▶ Exercise brief:
Repeat the lines below exactly as they appear, but leave out the images.

▶ Data lines:
+ + + + + + +
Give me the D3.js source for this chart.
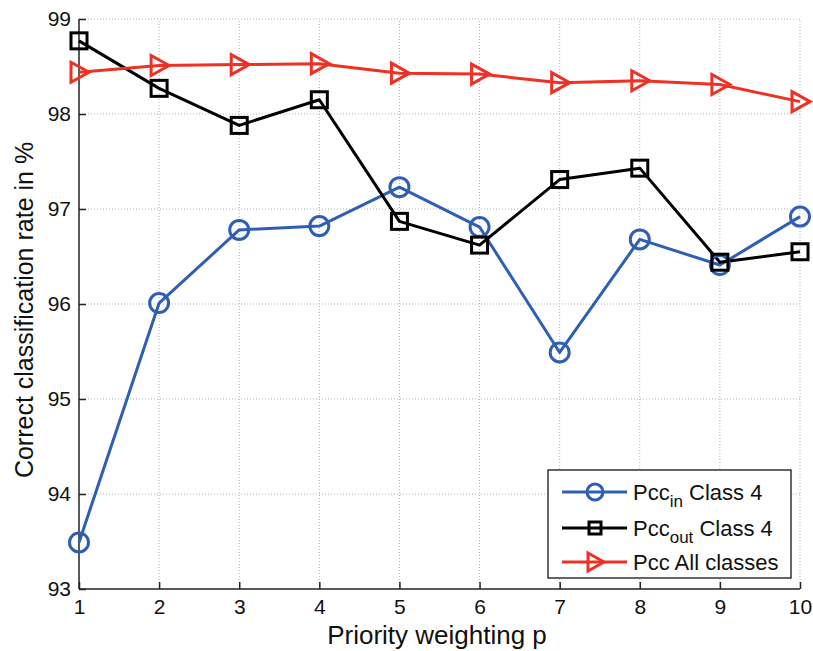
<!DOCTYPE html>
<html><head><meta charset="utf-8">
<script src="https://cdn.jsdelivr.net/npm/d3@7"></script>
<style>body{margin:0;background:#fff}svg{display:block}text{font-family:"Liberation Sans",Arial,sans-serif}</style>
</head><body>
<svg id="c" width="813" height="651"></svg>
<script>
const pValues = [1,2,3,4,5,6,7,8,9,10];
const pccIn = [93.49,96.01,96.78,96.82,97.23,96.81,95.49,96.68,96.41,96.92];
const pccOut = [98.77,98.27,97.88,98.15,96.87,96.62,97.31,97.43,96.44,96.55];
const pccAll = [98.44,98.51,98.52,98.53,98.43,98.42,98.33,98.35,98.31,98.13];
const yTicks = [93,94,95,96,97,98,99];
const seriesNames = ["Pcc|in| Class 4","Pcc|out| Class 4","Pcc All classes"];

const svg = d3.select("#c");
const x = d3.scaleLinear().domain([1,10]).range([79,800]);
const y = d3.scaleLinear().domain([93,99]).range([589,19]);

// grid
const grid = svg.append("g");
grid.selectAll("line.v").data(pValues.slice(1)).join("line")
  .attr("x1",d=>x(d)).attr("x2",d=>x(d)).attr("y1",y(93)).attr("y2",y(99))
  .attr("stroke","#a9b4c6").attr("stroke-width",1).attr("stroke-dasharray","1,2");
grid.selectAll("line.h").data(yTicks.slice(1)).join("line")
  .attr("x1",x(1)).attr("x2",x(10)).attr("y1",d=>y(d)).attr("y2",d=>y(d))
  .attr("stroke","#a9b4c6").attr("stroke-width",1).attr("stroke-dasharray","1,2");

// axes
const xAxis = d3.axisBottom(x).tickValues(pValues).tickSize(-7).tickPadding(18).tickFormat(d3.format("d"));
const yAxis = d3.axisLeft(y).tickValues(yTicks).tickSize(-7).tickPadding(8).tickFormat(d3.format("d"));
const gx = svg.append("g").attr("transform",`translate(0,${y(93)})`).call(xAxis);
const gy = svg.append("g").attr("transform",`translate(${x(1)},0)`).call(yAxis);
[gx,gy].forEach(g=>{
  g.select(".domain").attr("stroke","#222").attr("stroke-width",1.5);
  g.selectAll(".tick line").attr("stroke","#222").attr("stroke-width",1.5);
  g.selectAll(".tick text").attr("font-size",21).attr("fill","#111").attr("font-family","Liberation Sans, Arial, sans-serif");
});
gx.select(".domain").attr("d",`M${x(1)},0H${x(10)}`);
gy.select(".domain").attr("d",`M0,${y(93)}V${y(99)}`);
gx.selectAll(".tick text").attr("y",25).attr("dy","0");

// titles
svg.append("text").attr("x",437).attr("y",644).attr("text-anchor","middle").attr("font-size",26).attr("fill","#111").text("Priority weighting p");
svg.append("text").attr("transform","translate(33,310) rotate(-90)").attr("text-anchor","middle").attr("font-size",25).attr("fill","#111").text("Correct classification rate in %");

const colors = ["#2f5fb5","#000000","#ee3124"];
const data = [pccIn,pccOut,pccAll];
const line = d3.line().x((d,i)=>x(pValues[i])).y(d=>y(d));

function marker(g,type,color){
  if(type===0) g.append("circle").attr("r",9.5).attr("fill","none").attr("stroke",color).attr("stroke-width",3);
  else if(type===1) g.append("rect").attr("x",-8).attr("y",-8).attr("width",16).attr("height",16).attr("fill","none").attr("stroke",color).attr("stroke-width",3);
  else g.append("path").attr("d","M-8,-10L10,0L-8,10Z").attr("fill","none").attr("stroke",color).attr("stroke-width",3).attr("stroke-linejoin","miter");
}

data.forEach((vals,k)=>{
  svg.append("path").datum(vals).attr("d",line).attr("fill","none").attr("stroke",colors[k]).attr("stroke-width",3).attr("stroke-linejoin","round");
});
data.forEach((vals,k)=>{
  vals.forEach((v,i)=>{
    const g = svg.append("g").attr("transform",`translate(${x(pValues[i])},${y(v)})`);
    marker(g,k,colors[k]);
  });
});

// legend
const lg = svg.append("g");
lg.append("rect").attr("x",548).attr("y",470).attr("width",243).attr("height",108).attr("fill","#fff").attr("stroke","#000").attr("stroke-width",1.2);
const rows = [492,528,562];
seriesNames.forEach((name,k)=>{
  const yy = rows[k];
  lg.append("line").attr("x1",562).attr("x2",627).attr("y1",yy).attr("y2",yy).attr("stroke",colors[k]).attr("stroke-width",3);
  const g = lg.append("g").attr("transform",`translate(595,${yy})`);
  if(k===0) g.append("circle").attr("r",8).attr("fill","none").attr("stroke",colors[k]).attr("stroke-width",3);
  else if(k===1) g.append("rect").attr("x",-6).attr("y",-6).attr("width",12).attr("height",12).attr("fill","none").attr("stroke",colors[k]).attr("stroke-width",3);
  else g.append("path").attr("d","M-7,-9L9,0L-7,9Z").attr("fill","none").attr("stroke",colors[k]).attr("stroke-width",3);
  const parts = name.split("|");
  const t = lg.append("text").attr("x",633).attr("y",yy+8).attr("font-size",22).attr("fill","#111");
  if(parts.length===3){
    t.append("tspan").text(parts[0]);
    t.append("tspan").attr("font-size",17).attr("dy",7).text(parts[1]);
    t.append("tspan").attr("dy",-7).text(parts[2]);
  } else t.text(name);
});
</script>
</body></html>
+ + + + + + +
▶ Answer to the problem:
Give me the D3.js source for this chart.
<!DOCTYPE html>
<html><head><meta charset="utf-8">
<script src="https://cdn.jsdelivr.net/npm/d3@7"></script>
<style>body{margin:0;background:#fff}svg{display:block}text{font-family:"Liberation Sans",Arial,sans-serif}</style>
</head><body>
<svg id="c" width="813" height="651"></svg>
<script>
const pValues = [1,2,3,4,5,6,7,8,9,10];
const pccIn = [93.49,96.01,96.78,96.82,97.23,96.81,95.49,96.68,96.41,96.92];
const pccOut = [98.77,98.27,97.88,98.15,96.87,96.62,97.31,97.43,96.44,96.55];
const pccAll = [98.44,98.51,98.52,98.53,98.43,98.42,98.33,98.35,98.31,98.13];
const yTicks = [93,94,95,96,97,98,99];
const seriesNames = ["Pcc|in| Class 4","Pcc|out| Class 4","Pcc All classes"];

const svg = d3.select("#c");
const x = d3.scaleLinear().domain([1,10]).range([79,800]);
const y = d3.scaleLinear().domain([93,99]).range([589,19]);

// grid
const grid = svg.append("g");
grid.selectAll("line.v").data(pValues.slice(1)).join("line")
  .attr("x1",d=>x(d)).attr("x2",d=>x(d)).attr("y1",y(93)).attr("y2",y(99))
  .attr("stroke","#a9b4c6").attr("stroke-width",1).attr("stroke-dasharray","1,2");
grid.selectAll("line.h").data(yTicks.slice(1)).join("line")
  .attr("x1",x(1)).attr("x2",x(10)).attr("y1",d=>y(d)).attr("y2",d=>y(d))
  .attr("stroke","#a9b4c6").attr("stroke-width",1).attr("stroke-dasharray","1,2");

// axes
const xAxis = d3.axisBottom(x).tickValues(pValues).tickSize(-7).tickPadding(18).tickFormat(d3.format("d"));
const yAxis = d3.axisLeft(y).tickValues(yTicks).tickSize(-7).tickPadding(8).tickFormat(d3.format("d"));
const gx = svg.append("g").attr("transform",`translate(0,${y(93)})`).call(xAxis);
const gy = svg.append("g").attr("transform",`translate(${x(1)},0)`).call(yAxis);
[gx,gy].forEach(g=>{
  g.select(".domain").attr("stroke","#222").attr("stroke-width",1.5);
  g.selectAll(".tick line").attr("stroke","#222").attr("stroke-width",1.5);
  g.selectAll(".tick text").attr("font-size",21).attr("fill","#111").attr("font-family","Liberation Sans, Arial, sans-serif");
});
gx.select(".domain").attr("d",`M${x(1)},0H${x(10)}`);
gy.select(".domain").attr("d",`M0,${y(93)}V${y(99)}`);
gx.selectAll(".tick text").attr("y",25).attr("dy","0");

// titles
svg.append("text").attr("x",437).attr("y",644).attr("text-anchor","middle").attr("font-size",26).attr("fill","#111").text("Priority weighting p");
svg.append("text").attr("transform","translate(33,310) rotate(-90)").attr("text-anchor","middle").attr("font-size",25).attr("fill","#111").text("Correct classification rate in %");

const colors = ["#2f5fb5","#000000","#ee3124"];
const data = [pccIn,pccOut,pccAll];
const line = d3.line().x((d,i)=>x(pValues[i])).y(d=>y(d));

function marker(g,type,color){
  if(type===0) g.append("circle").attr("r",9.5).attr("fill","none").attr("stroke",color).attr("stroke-width",3);
  else if(type===1) g.append("rect").attr("x",-8).attr("y",-8).attr("width",16).attr("height",16).attr("fill","none").attr("stroke",color).attr("stroke-width",3);
  else g.append("path").attr("d","M-8,-10L10,0L-8,10Z").attr("fill","none").attr("stroke",color).attr("stroke-width",3).attr("stroke-linejoin","miter");
}

data.forEach((vals,k)=>{
  svg.append("path").datum(vals).attr("d",line).attr("fill","none").attr("stroke",colors[k]).attr("stroke-width",3).attr("stroke-linejoin","round");
});
data.forEach((vals,k)=>{
  vals.forEach((v,i)=>{
    const g = svg.append("g").attr("transform",`translate(${x(pValues[i])},${y(v)})`);
    marker(g,k,colors[k]);
  });
});

// legend
const lg = svg.append("g");
lg.append("rect").attr("x",548).attr("y",470).attr("width",243).attr("height",108).attr("fill","#fff").attr("stroke","#000").attr("stroke-width",1.2);
const rows = [492,528,562];
seriesNames.forEach((name,k)=>{
  const yy = rows[k];
  lg.append("line").attr("x1",562).attr("x2",627).attr("y1",yy).attr("y2",yy).attr("stroke",colors[k]).attr("stroke-width",3);
  const g = lg.append("g").attr("transform",`translate(595,${yy})`);
  if(k===0) g.append("circle").attr("r",8).attr("fill","none").attr("stroke",colors[k]).attr("stroke-width",3);
  else if(k===1) g.append("rect").attr("x",-6).attr("y",-6).attr("width",12).attr("height",12).attr("fill","none").attr("stroke",colors[k]).attr("stroke-width",3);
  else g.append("path").attr("d","M-7,-9L9,0L-7,9Z").attr("fill","none").attr("stroke",colors[k]).attr("stroke-width",3);
  const parts = name.split("|");
  const t = lg.append("text").attr("x",633).attr("y",yy+8).attr("font-size",22).attr("fill","#111");
  if(parts.length===3){
    t.append("tspan").text(parts[0]);
    t.append("tspan").attr("font-size",17).attr("dy",7).text(parts[1]);
    t.append("tspan").attr("dy",-7).text(parts[2]);
  } else t.text(name);
});
</script>
</body></html>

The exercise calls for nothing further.